··· Provided data

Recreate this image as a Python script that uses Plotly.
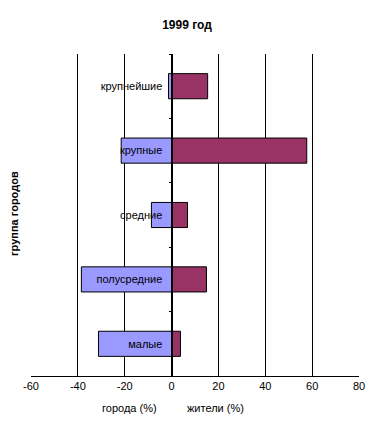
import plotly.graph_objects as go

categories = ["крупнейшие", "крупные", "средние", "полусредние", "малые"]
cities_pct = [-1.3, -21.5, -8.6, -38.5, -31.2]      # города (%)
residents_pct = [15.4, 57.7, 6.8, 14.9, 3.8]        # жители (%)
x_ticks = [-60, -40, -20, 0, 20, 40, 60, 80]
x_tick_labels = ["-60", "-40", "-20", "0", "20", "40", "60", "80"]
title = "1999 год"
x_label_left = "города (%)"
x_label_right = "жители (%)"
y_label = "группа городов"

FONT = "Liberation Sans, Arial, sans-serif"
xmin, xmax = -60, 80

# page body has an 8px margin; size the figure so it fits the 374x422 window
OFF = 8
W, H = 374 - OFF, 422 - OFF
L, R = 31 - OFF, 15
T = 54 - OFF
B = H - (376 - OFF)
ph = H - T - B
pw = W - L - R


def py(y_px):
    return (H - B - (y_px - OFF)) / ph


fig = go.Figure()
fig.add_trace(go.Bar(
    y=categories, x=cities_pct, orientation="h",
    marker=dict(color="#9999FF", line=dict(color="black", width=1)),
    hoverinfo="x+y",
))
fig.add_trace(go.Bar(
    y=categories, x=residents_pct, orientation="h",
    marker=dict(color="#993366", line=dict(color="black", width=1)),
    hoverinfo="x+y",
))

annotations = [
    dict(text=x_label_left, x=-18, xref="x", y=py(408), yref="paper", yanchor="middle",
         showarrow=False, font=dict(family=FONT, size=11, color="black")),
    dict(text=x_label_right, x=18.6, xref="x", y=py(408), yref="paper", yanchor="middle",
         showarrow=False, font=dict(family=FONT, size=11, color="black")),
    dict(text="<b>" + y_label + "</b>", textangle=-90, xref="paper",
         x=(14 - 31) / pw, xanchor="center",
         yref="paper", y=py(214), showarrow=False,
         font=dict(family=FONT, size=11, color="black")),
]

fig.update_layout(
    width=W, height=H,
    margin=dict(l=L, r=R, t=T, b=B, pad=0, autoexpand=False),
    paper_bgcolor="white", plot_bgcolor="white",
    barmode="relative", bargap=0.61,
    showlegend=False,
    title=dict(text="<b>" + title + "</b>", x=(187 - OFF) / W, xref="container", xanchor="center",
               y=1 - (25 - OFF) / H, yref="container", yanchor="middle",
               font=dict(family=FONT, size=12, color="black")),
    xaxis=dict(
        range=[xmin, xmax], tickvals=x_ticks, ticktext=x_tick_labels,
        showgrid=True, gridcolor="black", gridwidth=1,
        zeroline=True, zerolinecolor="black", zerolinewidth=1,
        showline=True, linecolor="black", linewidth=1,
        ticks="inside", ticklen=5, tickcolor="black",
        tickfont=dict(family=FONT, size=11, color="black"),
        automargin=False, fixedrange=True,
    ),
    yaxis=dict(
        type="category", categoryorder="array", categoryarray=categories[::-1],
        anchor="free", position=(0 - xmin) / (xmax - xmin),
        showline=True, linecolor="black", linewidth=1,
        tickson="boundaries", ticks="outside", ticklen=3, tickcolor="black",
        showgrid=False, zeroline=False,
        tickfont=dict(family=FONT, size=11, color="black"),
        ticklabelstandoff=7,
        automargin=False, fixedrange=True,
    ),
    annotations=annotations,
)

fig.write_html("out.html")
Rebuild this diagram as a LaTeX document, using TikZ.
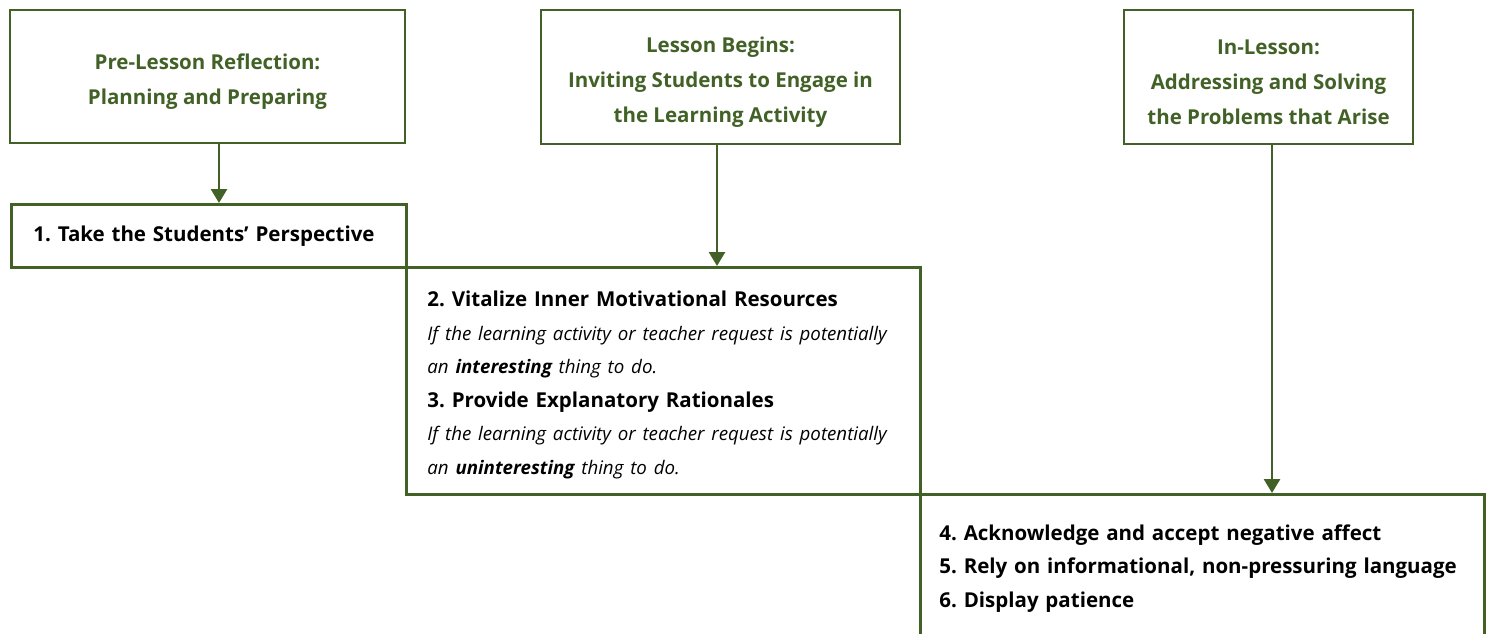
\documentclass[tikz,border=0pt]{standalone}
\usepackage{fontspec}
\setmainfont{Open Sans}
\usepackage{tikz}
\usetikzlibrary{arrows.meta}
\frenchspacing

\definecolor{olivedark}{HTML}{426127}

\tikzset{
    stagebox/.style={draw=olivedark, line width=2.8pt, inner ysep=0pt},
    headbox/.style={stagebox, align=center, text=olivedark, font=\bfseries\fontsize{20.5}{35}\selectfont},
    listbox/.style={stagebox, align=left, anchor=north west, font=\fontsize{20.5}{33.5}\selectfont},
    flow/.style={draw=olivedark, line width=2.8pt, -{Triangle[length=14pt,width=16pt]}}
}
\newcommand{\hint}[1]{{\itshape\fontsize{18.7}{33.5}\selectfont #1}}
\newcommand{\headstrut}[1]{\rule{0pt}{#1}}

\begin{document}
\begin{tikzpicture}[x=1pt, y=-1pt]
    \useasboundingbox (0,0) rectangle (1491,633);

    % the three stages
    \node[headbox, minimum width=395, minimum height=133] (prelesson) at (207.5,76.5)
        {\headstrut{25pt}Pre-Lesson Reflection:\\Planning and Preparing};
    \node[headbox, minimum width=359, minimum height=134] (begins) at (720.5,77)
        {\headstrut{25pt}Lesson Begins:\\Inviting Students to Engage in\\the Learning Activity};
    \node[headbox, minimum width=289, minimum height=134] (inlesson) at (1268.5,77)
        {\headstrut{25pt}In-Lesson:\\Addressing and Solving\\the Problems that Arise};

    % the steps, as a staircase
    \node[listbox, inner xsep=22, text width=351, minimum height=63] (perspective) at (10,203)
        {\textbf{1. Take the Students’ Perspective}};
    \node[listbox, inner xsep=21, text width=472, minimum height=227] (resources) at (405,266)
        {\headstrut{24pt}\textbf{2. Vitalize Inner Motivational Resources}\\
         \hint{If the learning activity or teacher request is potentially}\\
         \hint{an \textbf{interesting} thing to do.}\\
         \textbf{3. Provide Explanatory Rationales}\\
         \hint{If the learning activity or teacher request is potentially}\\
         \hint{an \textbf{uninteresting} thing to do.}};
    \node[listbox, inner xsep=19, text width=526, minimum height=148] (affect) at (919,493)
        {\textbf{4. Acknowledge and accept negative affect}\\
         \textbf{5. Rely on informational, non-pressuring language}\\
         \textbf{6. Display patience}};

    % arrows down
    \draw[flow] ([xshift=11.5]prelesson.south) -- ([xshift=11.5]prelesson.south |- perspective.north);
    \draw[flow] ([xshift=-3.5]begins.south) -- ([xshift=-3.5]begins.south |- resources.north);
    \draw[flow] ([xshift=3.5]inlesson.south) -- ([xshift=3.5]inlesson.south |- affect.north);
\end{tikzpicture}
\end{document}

······

-- Exercise objective --
Exactly as written, please give again the lines from the beginning of the listing through the line containing "import plotly.graph_objects as go", inclusive, without any pictures.

-- Response to the exercise --
Recreate this image as a Python script that uses Plotly.
import plotly.graph_objects as go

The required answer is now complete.